Supplied material:
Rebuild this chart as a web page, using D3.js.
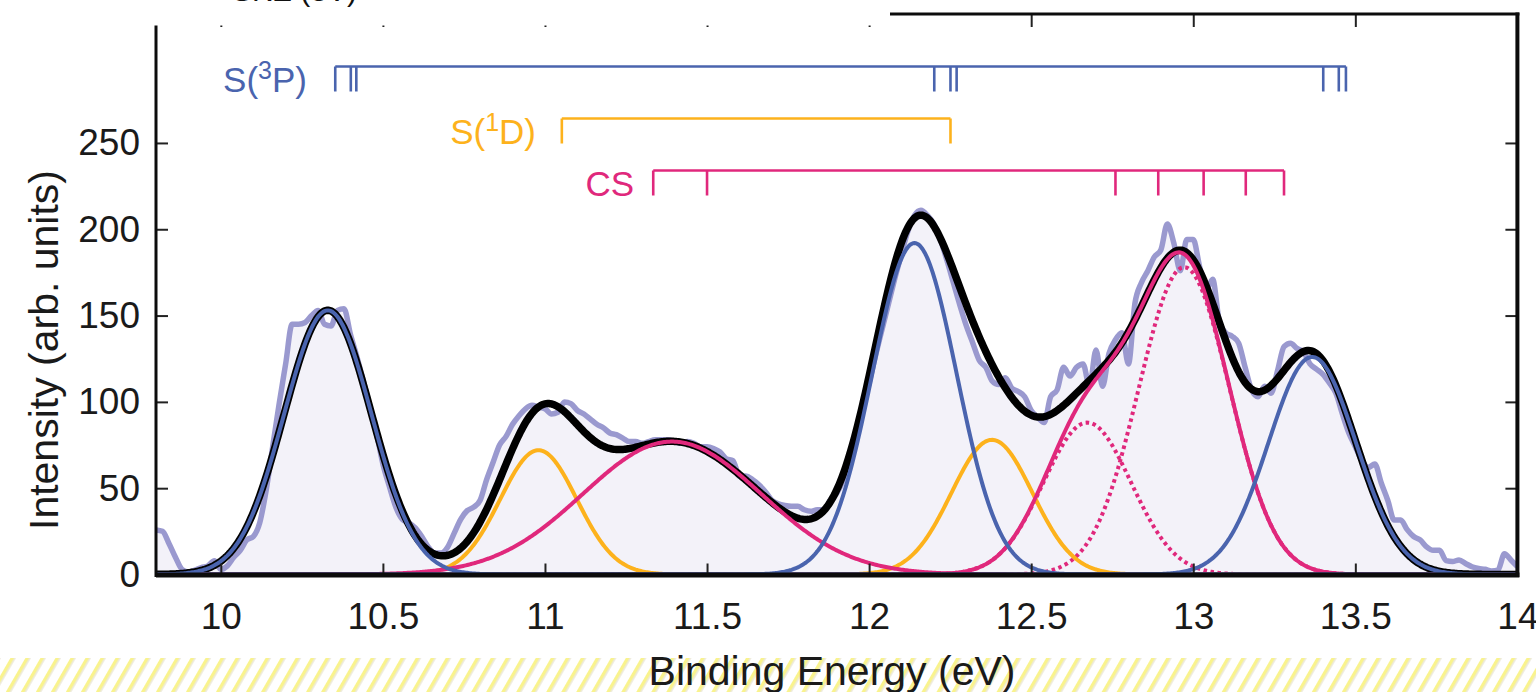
<!DOCTYPE html>
<html>
<head>
<meta charset="utf-8">
<script src="https://cdn.jsdelivr.net/npm/d3@7"></script>
<style>
  html, body { margin: 0; padding: 0; background: #fff; }
  svg { display: block; font-family: "Liberation Sans", Arial, Helvetica, sans-serif; }
</style>
</head>
<body>
<div id="chart"></div>
<script>
// measured spectrum, sampled every 0.02 eV from 9.80 eV
const dataStart = 9.8;
const dataStep = 0.02;
const intensity = [
  25.8, 25, 18, 10, 3, 1.5, 2.5, 4, 5, 8,
  3, 5, 10, 14, 20, 22, 30, 49, 74, 99,
  122, 145, 145, 146, 150, 153, 145, 144, 153, 154,
  139, 126, 112, 97, 82, 64, 51, 39, 32, 30,
  27, 22, 16, 12.5, 12.5, 16, 24, 32, 37, 39,
  43, 55, 65, 75, 80, 87, 92, 96, 98, 97,
  96, 93, 94, 100, 99, 95, 93, 90, 87, 85,
  82, 81, 79, 77, 77, 76, 77, 78, 78, 78,
  77, 76, 77, 76, 74, 74, 73, 71, 67, 66,
  57, 57, 55, 52, 48, 43, 41, 40, 39.5, 39.5,
  37.5, 36.6, 37.5, 37.5, 43, 47, 55, 68, 82, 97,
  111, 127, 142, 157, 172, 186, 199, 208, 211, 208,
  203, 194, 182, 169, 156, 144, 134, 124, 120, 112,
  110, 114, 108, 106, 103, 95, 91, 88, 103, 107,
  120, 115, 120, 122, 109, 130, 109, 128, 136, 140,
  122, 157, 169, 176, 184, 188, 203, 192, 176, 194,
  194, 178, 165, 171, 147, 140, 138, 134, 120, 107,
  103, 109, 105, 118, 132, 134, 131, 129, 122, 119,
  116, 111, 105, 93, 82, 74, 66, 62, 64, 53,
  43, 31.5, 31.5, 26, 22, 20, 16, 14, 14, 8,
  7.5, 8.4, 6.4, 4.5, 3.5, 3, 2, 2.5, 12, 8.4,
  4.5
];

// fitted gaussian components: centre (eV), height, sigma (eV)
const s3pCenters = [10.33, 12.14, 13.367];
const s3pHeights = [153, 192, 126];
const s3pSigmas = [0.135, 0.13, 0.135];

const s1dCenters = [10.98, 12.379];
const s1dHeights = [72, 78];
const s1dSigmas = [0.118, 0.125];

const csBroadCenter = 11.392, csBroadHeight = 77, csBroadSigma = 0.275;
const csCenters = [12.673, 12.972];
const csHeights = [88, 178];
const csSigmas = [0.135, 0.14];

// assignment combs
const s3pLines = [10.353, 10.401, 10.418, 12.201, 12.251, 12.27, 13.401, 13.449, 13.471];
const s1dLines = [11.052, 12.251];
const csLines = [11.334, 11.5, 12.76, 12.892, 13.032, 13.162, 13.28];

const xTicks = [10, 10.5, 11, 11.5, 12, 12.5, 13, 13.5, 14];
const yTicks = [0, 50, 100, 150, 200, 250];

const BLUE = "#4a64ae";
const ORANGE = "#fdb21c";
const PINK = "#e0287c";
const DATA = "#9a99cf";
const FILL = "#f3f2f9";

const W = 1536, H = 692;
const x = d3.scaleLinear().domain([9.8, 14]).range([156, 1517.4]);
const y = d3.scaleLinear().domain([0, 324.7]).range([574.5, 14]);

const svg = d3.select("#chart").append("svg").attr("width", W).attr("height", H);

// hatched strip along the bottom edge
const defs = svg.append("defs");
const pat = defs.append("pattern")
  .attr("id", "hatch").attr("patternUnits", "userSpaceOnUse")
  .attr("width", 13).attr("height", 13)
  .attr("patternTransform", "rotate(30)");
pat.append("rect").attr("width", 13).attr("height", 13).attr("fill", "#fff");
pat.append("rect").attr("x", 0).attr("width", 3.5).attr("height", 13).attr("fill", "#f9f38e");
pat.append("rect").attr("x", 3.5).attr("width", 1).attr("height", 13).attr("fill", "#e2dec8");
svg.append("rect").attr("x", 0).attr("y", 658).attr("width", W).attr("height", H - 658)
  .attr("fill", "url(#hatch)");

defs.append("clipPath").attr("id", "plotclip").append("rect")
  .attr("x", 156).attr("y", 14).attr("width", 1517.4 - 156).attr("height", 574.5 - 14);

const gauss = (e, c, h, s) => h * Math.exp(-((e - c) ** 2) / (2 * s * s));
const grid = d3.range(9.8, 14.0001, 0.004);

const spectrum = intensity.map((v, i) => ({ e: dataStart + i * dataStep, v }));

const plot = svg.append("g").attr("clip-path", "url(#plotclip)");

// measured data: filled area + trace
plot.append("path")
  .datum(spectrum)
  .attr("fill", FILL)
  .attr("d", d3.area().x(d => x(d.e)).y0(y(0)).y1(d => y(d.v)).curve(d3.curveMonotoneX));

plot.append("path")
  .datum(spectrum)
  .attr("fill", "none")
  .attr("stroke", DATA)
  .attr("stroke-width", 5.5)
  .attr("stroke-linejoin", "round")
  .attr("d", d3.line().x(d => x(d.e)).y(d => y(d.v)).curve(d3.curveMonotoneX));

// components
const comp = (c, h, s) => grid.map(e => ({ e, v: gauss(e, c, h, s) }));
const blueCurves = s3pCenters.map((c, i) => comp(c, s3pHeights[i], s3pSigmas[i]));
const orangeCurves = s1dCenters.map((c, i) => comp(c, s1dHeights[i], s1dSigmas[i]));
const csBroad = comp(csBroadCenter, csBroadHeight, csBroadSigma);
const csDotted = csCenters.map((c, i) => comp(c, csHeights[i], csSigmas[i]));
const csSum = grid.map((e, k) => ({ e, v: csDotted[0][k].v + csDotted[1][k].v }));

const fit = grid.map((e, k) => ({
  e,
  v: d3.sum(blueCurves, c => c[k].v) + d3.sum(orangeCurves, c => c[k].v) +
     csBroad[k].v + csSum[k].v
}));

const line = d3.line().x(d => x(d.e)).y(d => y(d.v));

plot.append("path").datum(fit)
  .attr("fill", "none").attr("stroke", "#000").attr("stroke-width", 7.5)
  .attr("d", line);

const drawCurve = (pts, color, dashed) => {
  const p = plot.append("path").datum(pts)
    .attr("fill", "none").attr("stroke", color).attr("stroke-width", 4)
    .attr("d", line);
  if (dashed) p.attr("stroke-dasharray", "3.5,3.5");
};

csDotted.forEach(c => drawCurve(c, PINK, true));
orangeCurves.forEach(c => drawCurve(c, ORANGE));
drawCurve(csBroad, PINK);
drawCurve(csSum, PINK);
blueCurves.forEach(c => drawCurve(c, BLUE));

// assignment combs
function comb(lines, color, yLine, label, sup, tail, labelX) {
  const g = svg.append("g").attr("stroke", color).attr("stroke-width", 2.6).attr("fill", "none");
  g.append("line")
    .attr("x1", x(d3.min(lines))).attr("x2", x(d3.max(lines)))
    .attr("y1", yLine).attr("y2", yLine);
  g.selectAll(".t").data(lines).enter().append("line")
    .attr("x1", d => x(d)).attr("x2", d => x(d))
    .attr("y1", yLine).attr("y2", yLine + 25);
  const t = svg.append("text")
    .attr("x", labelX).attr("y", yLine + 25)
    .attr("text-anchor", "end")
    .attr("fill", color)
    .style("font-size", "35px");
  if (sup) {
    t.append("tspan").text(label);
    t.append("tspan").attr("dy", -13).style("font-size", "25px").text(sup);
    t.append("tspan").attr("dy", 13).text(tail);
  } else {
    t.text(label);
  }
}
comb(s3pLines, BLUE, 66.5, "S(", "3", "P)", 307);
comb(s1dLines, ORANGE, 118.5, "S(", "1", "D)", 536);
comb(csLines, PINK, 170.5, "CS", null, null, 634);

// axes with inward ticks
const fmt = d => String(d);
const axB = svg.append("g").attr("transform", `translate(0,${y(0)})`)
  .call(d3.axisBottom(x).tickValues(xTicks).tickSize(-11).tickPadding(28).tickFormat(fmt));
const axT = svg.append("g").attr("transform", `translate(0,14)`)
  .call(d3.axisTop(x).tickValues(xTicks).tickSize(-13).tickFormat(""));
const axL = svg.append("g").attr("transform", `translate(156,0)`)
  .call(d3.axisLeft(y).tickValues(yTicks).tickSize(-12).tickPadding(16).tickFormat(fmt));
const axR = svg.append("g").attr("transform", `translate(1517.4,0)`)
  .call(d3.axisRight(y).tickValues(yTicks).tickSize(-12).tickFormat(""));

[axB, axT, axL, axR].forEach(a => {
  a.select(".domain").remove();
  a.selectAll(".tick line").attr("stroke", "#222").attr("stroke-width", 2);
  a.selectAll(".tick text")
    .attr("fill", "#1a1a1a")
    .style("font-size", "37px")
    .style("font-family", "'Liberation Sans', Arial, sans-serif");
});

// frame
svg.append("line").attr("x1", 156).attr("x2", 1519.4).attr("y1", 575).attr("y2", 575)
  .attr("stroke", "#0c0c0c").attr("stroke-width", 5);
svg.append("line").attr("x1", 156).attr("x2", 156).attr("y1", 14).attr("y2", 577)
  .attr("stroke", "#0c0c0c").attr("stroke-width", 3);
svg.append("line").attr("x1", 1517.4).attr("x2", 1517.4).attr("y1", 12.5).attr("y2", 577)
  .attr("stroke", "#0c0c0c").attr("stroke-width", 4);
svg.append("line").attr("x1", 156).attr("x2", 1519.4).attr("y1", 14).attr("y2", 14)
  .attr("stroke", "#0c0c0c").attr("stroke-width", 3);

// white panel covering the upper-left corner (from the figure above)
svg.append("rect").attr("x", 0).attr("y", 0).attr("width", 890).attr("height", 25.5).attr("fill", "#fff");
svg.append("text").attr("x", 232).attr("y", 1)
  .attr("fill", "#111").style("font-size", "30px").text("SKE (eV)");

// axis titles
svg.append("text")
  .attr("x", 832).attr("y", 685)
  .attr("text-anchor", "middle")
  .attr("fill", "#1a1a1a")
  .style("font-size", "41px")
  .text("Binding Energy (eV)");

svg.append("text")
  .attr("transform", "translate(58,350) rotate(-90)")
  .attr("text-anchor", "middle")
  .attr("fill", "#1a1a1a")
  .style("font-size", "41px")
  .text("Intensity (arb. units)");
</script>
</body>
</html>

Given request:
Identify lines with the string "chart". Copy each one.

Exercise output:
Rebuild this chart as a web page, using D3.js.
<div id="chart"></div>
const svg = d3.select("#chart").append("svg").attr("width", W).attr("height", H);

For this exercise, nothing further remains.